There are still fair-minded judges on the federal bench who will follow the law. For example, back in June, the Supreme Court ruled in Bostock v. Clayton County that federal law bars anti-LGBTQ discrimination in the workplace, recognizing that anti-LGBTQ discrimination is a form of sex discrimination. In the few months that followed, five federal courts ruled in favor of transgender plaintiffs raising claims of sex discrimination in health care, schools, and sports. That gives me hope for the role the courts can still play in our movement.
Those courts could rule for the transgender plaintiffs in significant part because of how much the country has learned over the past few years about the reality of transgender people’s lives. That education happened because transgender people shared their stories with the courts and thousands of voices — from parents and friends to doctors, business owners and teachers — shared that protecting people from discrimination is a basic American value, and one that doesn’t harm anyone else.
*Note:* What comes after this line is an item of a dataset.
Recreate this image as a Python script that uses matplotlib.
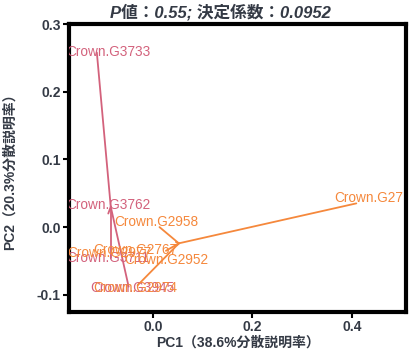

We can still make progress if we work together. If we as a community stay engaged and fight for each other and for other communities who are facing attacks, we can fix the damage at the federal level and create even better protections for LGBTQ people going forward. We can stop the anti-LGBTQ bills that will be proposed in the states. And we can work in the courts both to do damage control and to seek progress where-ever we can.
But to realize all of this promise requires us to reinvigorate our activism, rather than to rest on our laurels or to assume that someone else will take care of the work. It’s up to us. Together, we can do it.